--- begin RECORDS FOR THIS TASK ---
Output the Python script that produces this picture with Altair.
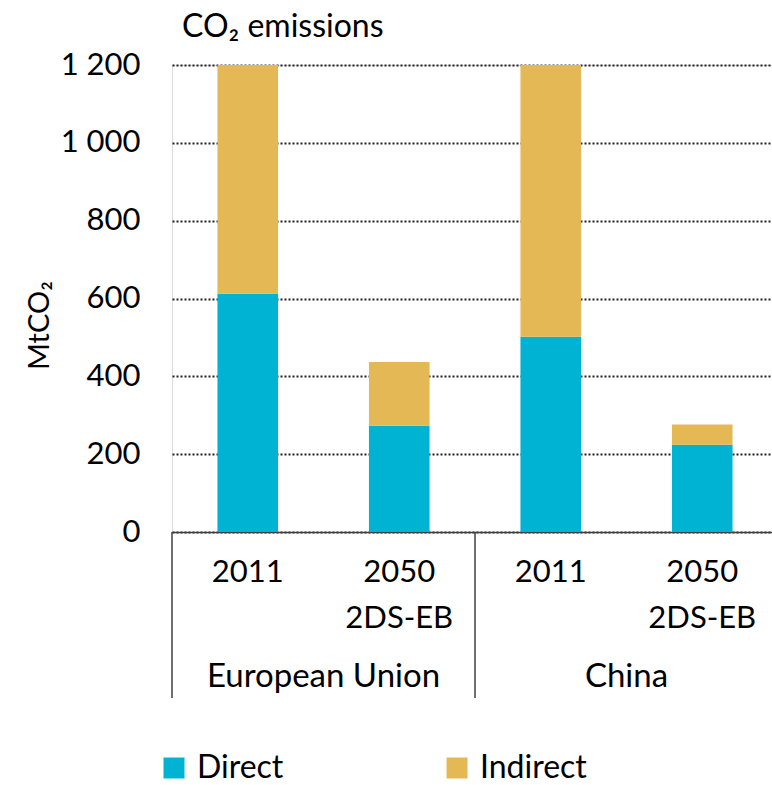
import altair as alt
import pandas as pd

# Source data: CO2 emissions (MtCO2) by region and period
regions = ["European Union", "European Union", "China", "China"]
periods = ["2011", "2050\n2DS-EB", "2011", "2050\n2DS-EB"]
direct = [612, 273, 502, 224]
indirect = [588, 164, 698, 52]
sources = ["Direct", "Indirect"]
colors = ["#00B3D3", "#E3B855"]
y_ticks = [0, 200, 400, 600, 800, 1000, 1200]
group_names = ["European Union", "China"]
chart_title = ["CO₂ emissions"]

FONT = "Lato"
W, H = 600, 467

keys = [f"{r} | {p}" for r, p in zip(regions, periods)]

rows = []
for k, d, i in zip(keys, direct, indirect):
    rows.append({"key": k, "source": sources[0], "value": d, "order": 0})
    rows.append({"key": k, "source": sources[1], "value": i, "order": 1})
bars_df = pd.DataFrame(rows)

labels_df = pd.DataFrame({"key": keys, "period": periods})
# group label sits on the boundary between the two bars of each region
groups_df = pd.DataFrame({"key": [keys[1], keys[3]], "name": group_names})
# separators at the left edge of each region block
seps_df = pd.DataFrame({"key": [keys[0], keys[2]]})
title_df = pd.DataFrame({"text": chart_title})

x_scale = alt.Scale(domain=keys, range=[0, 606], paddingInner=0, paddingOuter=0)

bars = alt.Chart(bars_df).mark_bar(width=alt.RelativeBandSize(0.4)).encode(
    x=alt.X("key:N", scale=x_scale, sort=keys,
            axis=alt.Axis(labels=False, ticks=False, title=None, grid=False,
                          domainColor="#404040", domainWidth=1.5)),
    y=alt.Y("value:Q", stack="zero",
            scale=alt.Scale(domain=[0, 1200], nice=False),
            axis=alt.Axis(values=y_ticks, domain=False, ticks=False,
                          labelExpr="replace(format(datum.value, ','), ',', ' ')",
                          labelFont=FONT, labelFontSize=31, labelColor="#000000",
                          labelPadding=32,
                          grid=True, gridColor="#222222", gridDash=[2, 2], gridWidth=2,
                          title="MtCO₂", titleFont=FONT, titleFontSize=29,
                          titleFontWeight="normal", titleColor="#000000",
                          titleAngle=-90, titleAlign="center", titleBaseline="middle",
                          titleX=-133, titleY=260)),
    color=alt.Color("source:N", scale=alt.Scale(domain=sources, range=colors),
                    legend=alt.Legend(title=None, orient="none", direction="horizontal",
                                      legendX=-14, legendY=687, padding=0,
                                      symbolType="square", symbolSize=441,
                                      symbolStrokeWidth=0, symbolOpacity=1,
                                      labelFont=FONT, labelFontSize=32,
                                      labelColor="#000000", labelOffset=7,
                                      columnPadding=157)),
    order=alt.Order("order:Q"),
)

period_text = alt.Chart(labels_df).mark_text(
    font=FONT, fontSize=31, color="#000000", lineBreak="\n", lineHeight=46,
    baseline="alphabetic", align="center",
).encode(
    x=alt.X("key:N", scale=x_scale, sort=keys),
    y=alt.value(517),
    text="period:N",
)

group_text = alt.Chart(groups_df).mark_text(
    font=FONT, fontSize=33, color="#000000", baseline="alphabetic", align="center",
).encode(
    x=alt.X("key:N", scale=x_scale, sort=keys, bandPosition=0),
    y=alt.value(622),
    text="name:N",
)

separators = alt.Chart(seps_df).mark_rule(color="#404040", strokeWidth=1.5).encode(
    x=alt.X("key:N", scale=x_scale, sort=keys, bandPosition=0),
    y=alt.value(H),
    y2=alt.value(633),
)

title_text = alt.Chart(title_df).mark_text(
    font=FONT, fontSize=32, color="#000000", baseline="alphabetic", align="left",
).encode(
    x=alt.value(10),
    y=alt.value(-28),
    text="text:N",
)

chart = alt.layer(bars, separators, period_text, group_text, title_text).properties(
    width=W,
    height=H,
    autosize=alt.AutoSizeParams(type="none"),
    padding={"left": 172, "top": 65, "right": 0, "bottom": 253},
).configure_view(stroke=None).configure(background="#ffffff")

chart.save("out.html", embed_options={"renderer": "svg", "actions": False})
--- end RECORDS FOR THIS TASK ---
--- begin RECORDS FOR THIS TASK ---
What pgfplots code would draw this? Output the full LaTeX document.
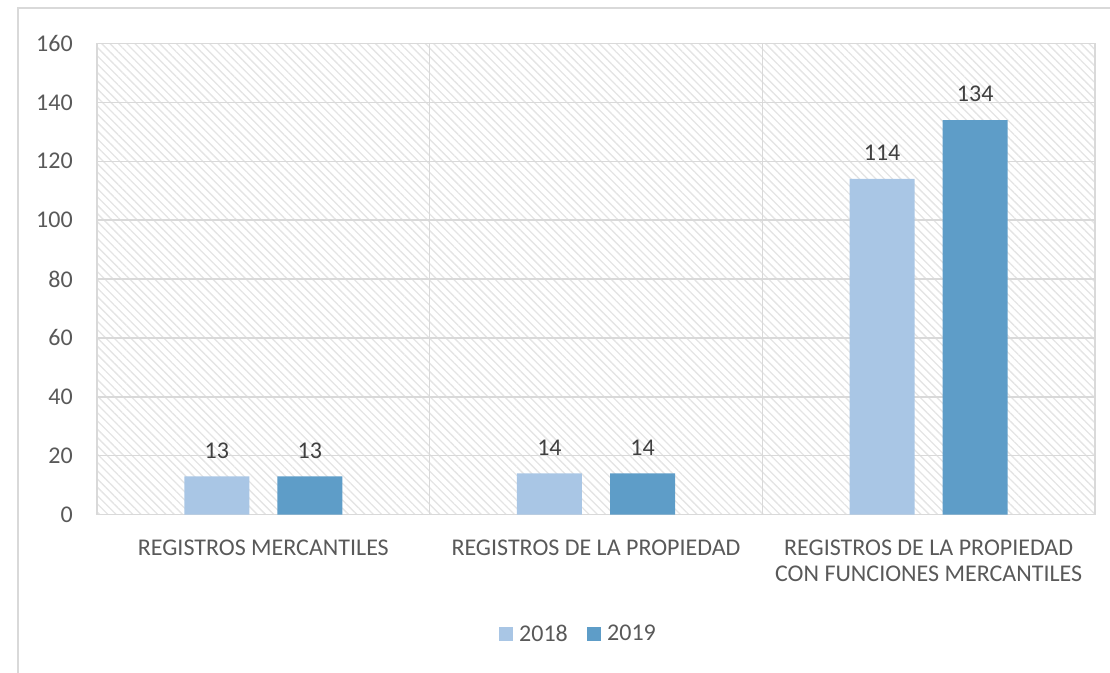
--- end RECORDS FOR THIS TASK ---
--- begin RECORDS FOR THIS TASK ---
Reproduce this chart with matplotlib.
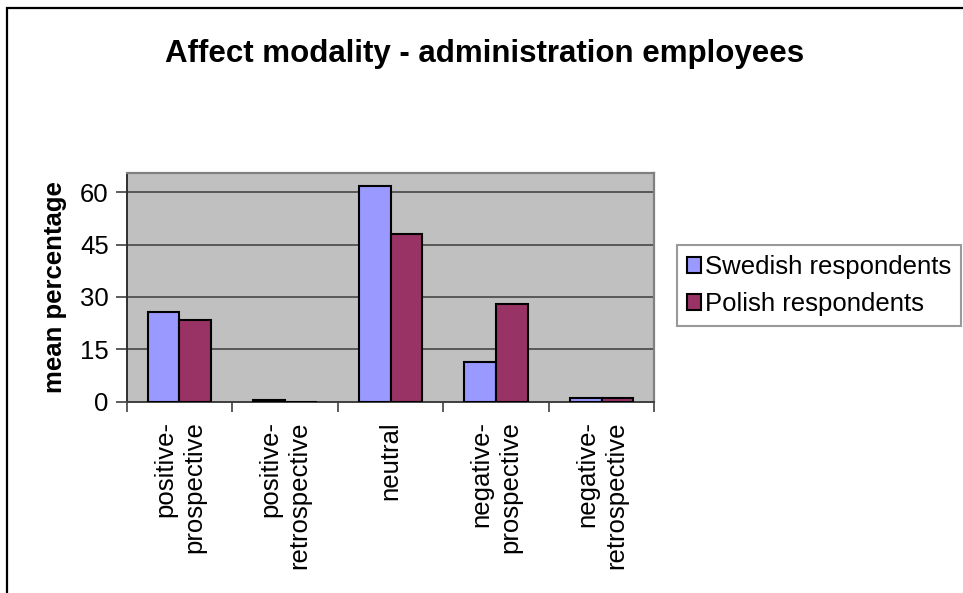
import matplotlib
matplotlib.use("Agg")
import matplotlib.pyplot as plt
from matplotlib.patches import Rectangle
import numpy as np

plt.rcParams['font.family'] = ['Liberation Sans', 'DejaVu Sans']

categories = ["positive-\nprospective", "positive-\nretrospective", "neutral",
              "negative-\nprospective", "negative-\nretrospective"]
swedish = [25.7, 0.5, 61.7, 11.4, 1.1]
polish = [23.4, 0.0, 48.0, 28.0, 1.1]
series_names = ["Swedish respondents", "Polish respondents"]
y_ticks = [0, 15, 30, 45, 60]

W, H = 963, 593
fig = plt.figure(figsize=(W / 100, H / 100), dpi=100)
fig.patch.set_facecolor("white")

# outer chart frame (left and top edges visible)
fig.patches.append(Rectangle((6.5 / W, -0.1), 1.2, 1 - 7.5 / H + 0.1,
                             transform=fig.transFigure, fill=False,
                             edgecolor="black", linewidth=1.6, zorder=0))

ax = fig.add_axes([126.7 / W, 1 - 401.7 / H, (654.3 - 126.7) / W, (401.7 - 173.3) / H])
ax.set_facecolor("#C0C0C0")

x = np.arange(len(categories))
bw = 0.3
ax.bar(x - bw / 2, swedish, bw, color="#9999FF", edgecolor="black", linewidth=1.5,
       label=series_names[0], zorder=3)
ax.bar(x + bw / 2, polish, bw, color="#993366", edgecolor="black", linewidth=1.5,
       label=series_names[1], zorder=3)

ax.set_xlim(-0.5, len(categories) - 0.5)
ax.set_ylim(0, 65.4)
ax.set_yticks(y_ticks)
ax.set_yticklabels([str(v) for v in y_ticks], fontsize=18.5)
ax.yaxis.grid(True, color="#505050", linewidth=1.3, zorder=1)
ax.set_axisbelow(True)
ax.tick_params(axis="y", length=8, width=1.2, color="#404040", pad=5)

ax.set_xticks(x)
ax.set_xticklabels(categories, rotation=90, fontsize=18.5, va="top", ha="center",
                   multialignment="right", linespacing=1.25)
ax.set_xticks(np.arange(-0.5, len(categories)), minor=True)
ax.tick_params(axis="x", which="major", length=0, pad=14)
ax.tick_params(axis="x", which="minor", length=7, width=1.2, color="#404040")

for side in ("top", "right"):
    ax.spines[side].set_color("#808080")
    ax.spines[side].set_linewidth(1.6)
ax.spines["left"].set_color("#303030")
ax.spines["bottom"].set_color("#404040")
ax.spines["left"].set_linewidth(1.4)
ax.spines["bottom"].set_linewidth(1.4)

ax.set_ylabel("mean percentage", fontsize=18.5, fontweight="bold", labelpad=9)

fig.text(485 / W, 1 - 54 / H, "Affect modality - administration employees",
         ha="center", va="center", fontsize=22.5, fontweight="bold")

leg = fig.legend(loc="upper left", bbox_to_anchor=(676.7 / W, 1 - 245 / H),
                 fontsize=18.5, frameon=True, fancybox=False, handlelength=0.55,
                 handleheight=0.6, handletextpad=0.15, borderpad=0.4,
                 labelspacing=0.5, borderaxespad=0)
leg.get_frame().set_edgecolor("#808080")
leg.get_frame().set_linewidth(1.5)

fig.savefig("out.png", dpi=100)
--- end RECORDS FOR THIS TASK ---
**THE REQUEST:** Omit the pictures. Extract exactly the lines that begin with the one holding "Output the Python" and end with the one holding "import pandas as pd", inclusive.

**RESPONSE TO THE EXERCISE:**
Output the Python script that produces this picture with Altair.
import altair as alt
import pandas as pd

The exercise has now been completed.